Let us consider that ${S_1},{S_2},{S_3}$ are the sums of $n$ three series in arithmetic progression.
We know that the arithmetic progression is a sequence of numbers in order in which the difference of any two consecutive numbers is a constant value.

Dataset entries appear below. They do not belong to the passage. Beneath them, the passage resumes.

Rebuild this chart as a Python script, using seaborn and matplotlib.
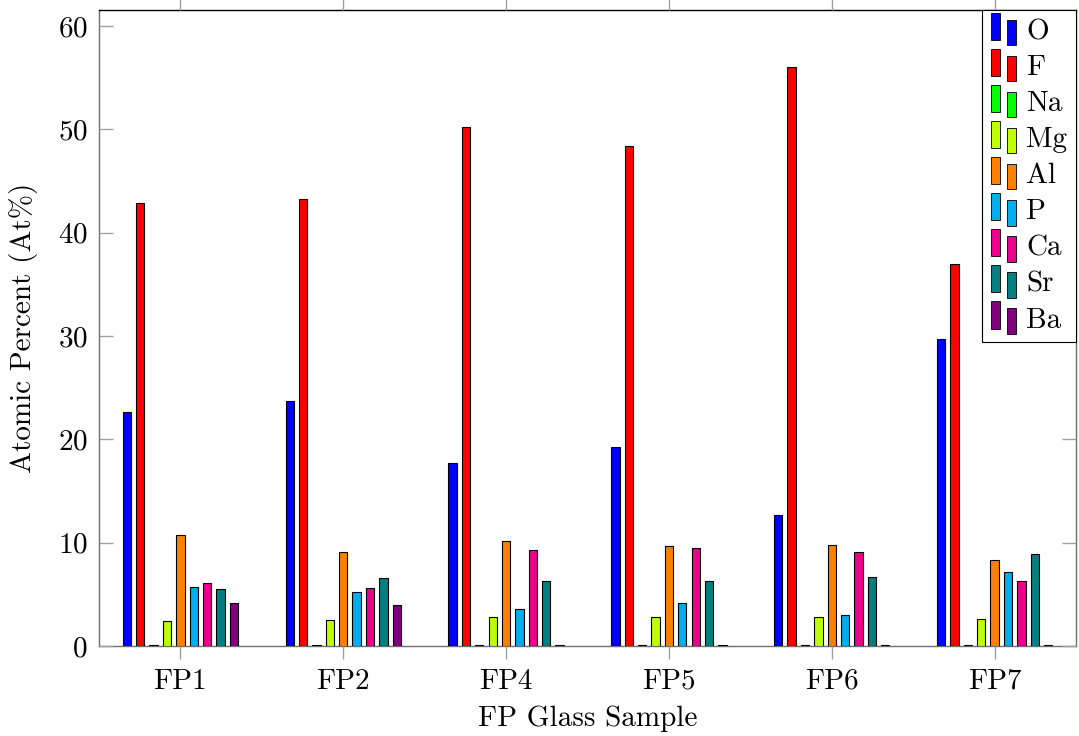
import matplotlib
matplotlib.use("Agg")
import matplotlib.pyplot as plt
from matplotlib.patches import Patch, Rectangle
from matplotlib.legend_handler import HandlerBase
import seaborn as sns
import pandas as pd

samples = ["FP1", "FP2", "FP4", "FP5", "FP6", "FP7"]
elements = ["O", "F", "Na", "Mg", "Al", "P", "Ca", "Sr", "Ba"]

O_vals = [22.6, 23.7, 17.7, 19.3, 12.65, 29.7]
F_vals = [42.9, 43.3, 50.2, 48.4, 56.0, 37.0]
Na_vals = [0.1, 0.1, 0.1, 0.1, 0.1, 0.1]
Mg_vals = [2.45, 2.5, 2.85, 2.8, 2.84, 2.65]
Al_vals = [10.7, 9.1, 10.2, 9.68, 9.75, 8.35]
P_vals = [5.68, 5.25, 3.6, 4.2, 3.03, 7.16]
Ca_vals = [6.1, 5.6, 9.26, 9.5, 9.13, 6.32]
Sr_vals = [5.5, 6.6, 6.3, 6.3, 6.7, 8.88]
Ba_vals = [4.2, 4.0, 0.1, 0.1, 0.1, 0.1]

colors = ["#0000FF", "#FF0000", "#00FF00", "#BFFF00", "#FF8000",
          "#00ADEF", "#EC008C", "#008080", "#800080"]

series = [O_vals, F_vals, Na_vals, Mg_vals, Al_vals, P_vals, Ca_vals, Sr_vals, Ba_vals]
rows = []
for el, vals in zip(elements, series):
    for s, v in zip(samples, vals):
        rows.append({"sample": s, "element": el, "value": v})
df = pd.DataFrame(rows)
palette = dict(zip(elements, colors))

sns.set_theme(style="white")
plt.rcParams["font.family"] = ["cmr10", "DejaVu Serif"]
plt.rcParams["mathtext.fontset"] = "cm"
plt.rcParams["axes.formatter.use_mathtext"] = True
plt.rcParams["text.color"] = "black"
plt.rcParams["axes.labelcolor"] = "black"
plt.rcParams["xtick.color"] = "black"
plt.rcParams["ytick.color"] = "black"

FS = 21

fig = plt.figure(figsize=(10.79, 7.36), dpi=100)
ax = fig.add_axes([99 / 1079, 1 - 646 / 736, (1076 - 99) / 1079, (646 - 10) / 736])

sns.barplot(data=df, x="sample", y="value", hue="element", order=samples,
            hue_order=elements, palette=palette, saturation=1, width=0.74,
            gap=0.38, edgecolor="black", linewidth=0.8, errorbar=None,
            legend=False, ax=ax)

ax.set_xlim(-0.5, 5.5)
ax.set_ylim(0, 61.55)
ax.set_yticks([0, 10, 20, 30, 40, 50, 60])
ax.set_xlabel("FP Glass Sample", fontsize=FS, labelpad=8)
ax.set_ylabel("Atomic Percent (At%)", fontsize=FS, labelpad=14)
for name, sp in ax.spines.items():
    sp.set_visible(True)
    sp.set_linewidth(1.0)
    sp.set_color("black" if name == "top" else "#6e6e6e")
    sp.set_zorder(0.5)

ax.tick_params(axis="x", direction="out", length=9, width=1, color="#a0a0a0",
               labelcolor="black", top=True, bottom=True, labelsize=FS, pad=7)
ax.tick_params(axis="y", direction="in", length=10, width=1, color="#a0a0a0",
               labelcolor="black", left=True, right=True, labelsize=FS, pad=8)


class TwoBars(HandlerBase):
    def create_artists(self, legend, orig_handle, xdescent, ydescent,
                       width, height, fontsize, trans):
        fc = orig_handle.get_facecolor()
        bw = width * 0.34
        r1 = Rectangle((-xdescent, -ydescent - 0.05 * height), bw, height * 1.35,
                       facecolor=fc, edgecolor="black", linewidth=0.6, transform=trans)
        r2 = Rectangle((-xdescent + width * 0.66, -ydescent - 0.3 * height), bw, height * 1.25,
                       facecolor=fc, edgecolor="black", linewidth=0.6, transform=trans)
        return [r1, r2]


handles = [Patch(facecolor=c, edgecolor="black") for c in colors]
leg = ax.legend(handles, elements, loc="upper right", bbox_to_anchor=(1, 1),
                borderaxespad=0, frameon=True, fancybox=False, framealpha=1,
                edgecolor="black", fontsize=FS, handlelength=0.85,
                handleheight=0.7, handletextpad=0.35, labelspacing=0.33,
                borderpad=0.3, handler_map={Patch: TwoBars()})
leg.get_frame().set_linewidth(0.8)

fig.savefig("out.png", dpi=100)
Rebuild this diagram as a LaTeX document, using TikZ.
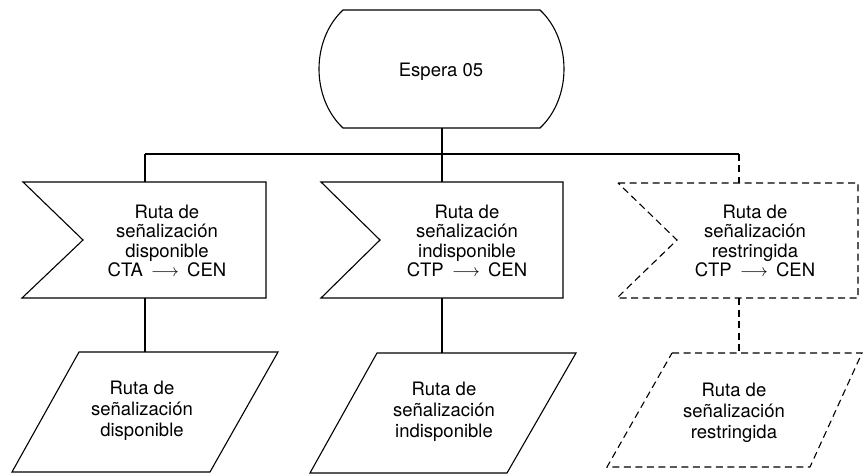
\documentclass[tikz,border=0pt]{standalone}
\usepackage{fontspec}
\setmainfont{TeX Gyre Heros}
\begin{document}
\begin{tikzpicture}[x=1pt,y=-1pt,
  outl/.style={draw=black,line width=1.1pt,line join=miter},
  dsh/.style={outl,dash pattern=on 7pt off 4.5pt},
  conn/.style={draw=black,line width=1.1pt},
  dconn/.style={conn,dash pattern=on 7pt off 4.5pt},
  lblA/.style={align=center,inner sep=0pt,font=\fontsize{18.5}{19.6}\selectfont},
  lblB/.style={align=center,inner sep=0pt,font=\fontsize{18.5}{21}\selectfont}]
\fill[white] (0,0) rectangle (863,476);
\useasboundingbox (0,0) rectangle (863,476);

% terminal
\draw[outl] (343,10) -- (540,10) .. controls (572,40) and (572,98) .. (540,128)
  -- (343,128) .. controls (311,98) and (311,40) .. (343,10) -- cycle;
\node[lblA] (term) at (441,72) {Espera 05};
\coordinate (tb) at (442,128);
\coordinate (j) at (442,154);
\coordinate (jl) at (145,154);
\coordinate (jr) at (739,154);

% signal boxes
\draw[outl] (23,182) -- (266,182) -- (266,298) -- (22,298) -- (83,240) -- cycle;
\draw[outl] (321,182) -- (563,182) -- (563,298) -- (321,298) -- (380,240) -- cycle;
\draw[dsh] (618,183) -- (858,183) -- (858,298) -- (617,298) -- (677,240) -- cycle;
\node[lblA] (s1) at (167,241) {Ruta de\\señalización\\disponible\\CTA \,$\longrightarrow$\, CEN};
\node[lblA] (s2) at (467,241) {Ruta de\\señalización\\indisponible\\CTP \,$\longrightarrow$\, CEN};
\node[lblA] (s3) at (755,241) {Ruta de\\señalización\\restringida\\CTP \,$\longrightarrow$\, CEN};
\coordinate (s1t) at (145,182); \coordinate (s1b) at (145,298);
\coordinate (s2t) at (442,182); \coordinate (s2b) at (442,298);
\coordinate (s3t) at (739,183); \coordinate (s3b) at (739,298);

% parallelograms
\draw[outl] (79,352) -- (278,352) -- (210,472) -- (12,472) -- cycle;
\draw[outl] (377,353) -- (576,353) -- (507,473) -- (310,473) -- cycle;
\draw[dsh] (672,353) -- (862,353) -- (810,467) -- (607,467) -- cycle;
\node[lblB] (p1) at (142,411) {Ruta de\\señalización\\disponible};
\node[lblB] (p2) at (444,412) {Ruta de\\señalización\\indisponible};
\node[lblB] (p3) at (734,413) {Ruta de\\señalización\\restringida};
\coordinate (p1t) at (145,352);
\coordinate (p2t) at (442,353);
\coordinate (p3t) at (739,353);

% connectors
\draw[conn] (tb) -- (j);
\draw[conn] (jl) -- (jr);
\draw[conn] (jl) -- (s1t);
\draw[conn] (j) -- (s2t);
\draw[dconn] (jr) -- (s3t);
\draw[conn] (s1b) -- (p1t);
\draw[conn] (s2b) -- (p2t);
\draw[dconn] (s3b) -- (p3t);
\end{tikzpicture}
\end{document}
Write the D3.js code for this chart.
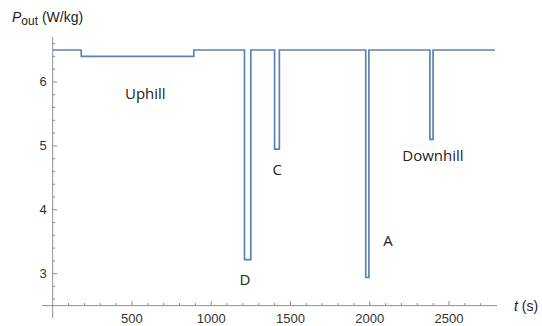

Now we will take ${S_1}$, we get,
Now using the formula of the sum of n terms of the arithmetic progression, A.P i.e., ${S_n} = \dfrac{n}{2}\left[ {2a + \left( {n - 1} \right)d} \right]$, here a=5, d=2,
Now substituting the values we get,
${S_1} = \dfrac{n}{2}\left[ {2\left( 5 \right) + \left( {n - 1} \right)2} \right]$,
Now simplifying we get,
${S_1} = \dfrac{n}{2}\left[ {10 + 2n - 2} \right]$
$ \Rightarrow {S_1} = \dfrac{n}{2}\left[ {2n + 8} \right]$,
$ \Rightarrow {S_1} = n\left[ {n + 4} \right]$,
$ \Rightarrow {S_1} = {n^2} + 4n$,
Now considering ${S_2}$ and again using the formula we get,
Now using the formula of the sum of n terms of the arithmetic progression, A.P i.e., ${S_n} = \dfrac{n}{2}\left[ {2a + \left( {n - 1} \right)d} \right]$, here a=5, d=4,
Now substituting the values we get,
${S_2} = \dfrac{n}{2}\left[ {2\left( 5 \right) + \left( {n - 1} \right)4} \right]$,
Now simplifying we get,
${S_2} = \dfrac{n}{2}\left[ {10 + 4n - 4} \right]$
$ \Rightarrow {S_2} = \dfrac{n}{2}\left[ {4n + 6} \right]$,
$ \Rightarrow {S_2} = n\left[ {2n + 3} \right]$,
$ \Rightarrow {S_2} = 2{n^2} + 3n$,
Now considering${S_3}$and again using the formula we get,
Now using the formula of the sum of n terms of the arithmetic progression, A.P i.e., ${S_n} = \dfrac{n}{2}\left[ {2a + \left( {n - 1} \right)d} \right]$, here a=5, d=6,
Now substituting the values we get,
$\Rightarrow$${S_3} = \dfrac{n}{2}\left[ {2\left( 5 \right) + \left( {n - 1} \right)6} \right]$,
Now simplifying we get,
$\Rightarrow$${S_3} = \dfrac{n}{2}\left[ {10 + 6n - 6} \right]$,
$ \Rightarrow {S_3} = \dfrac{n}{2}\left[ {6n + 4} \right]$,
$ \Rightarrow {S_3} = n\left[ {3n + 2} \right]$,
$ \Rightarrow {S_3} = 3{n^2} + 2n$,
Now we have to prove that${S_1} + {S_3} = 2{S_2}$, now substituting the values we get,
$ \Rightarrow {n^2} + 4n + 3{n^2} + 2n = 2\left( {2{n^2} + 3n} \right)$
Now simplifying we get,
$\Rightarrow$$4{n^2} + 6n = 4{n^2} + 6n$,
Hence proved.

The sum of first n terms of three A.P s are ${S_1},{S_2},{S_3}$ . The first term of each is 5 and their common differences are 2, 4, and 6 respectively, then ${S_1} + {S_3} = 2{S_2}$.

Note:
In these type of questions students should know the formulas of the arithmetic progression and the sum of n terms and the nth term, and the sum of n terms formula is given by \[{S_n} = \dfrac{n}{2}\left[ {2a + \left( {n - 1} \right)d} \right]\] and nth term formula is given by ${T_n} = 2a + \left( {n - 1} \right)d$, where a is the first term, d is the common difference.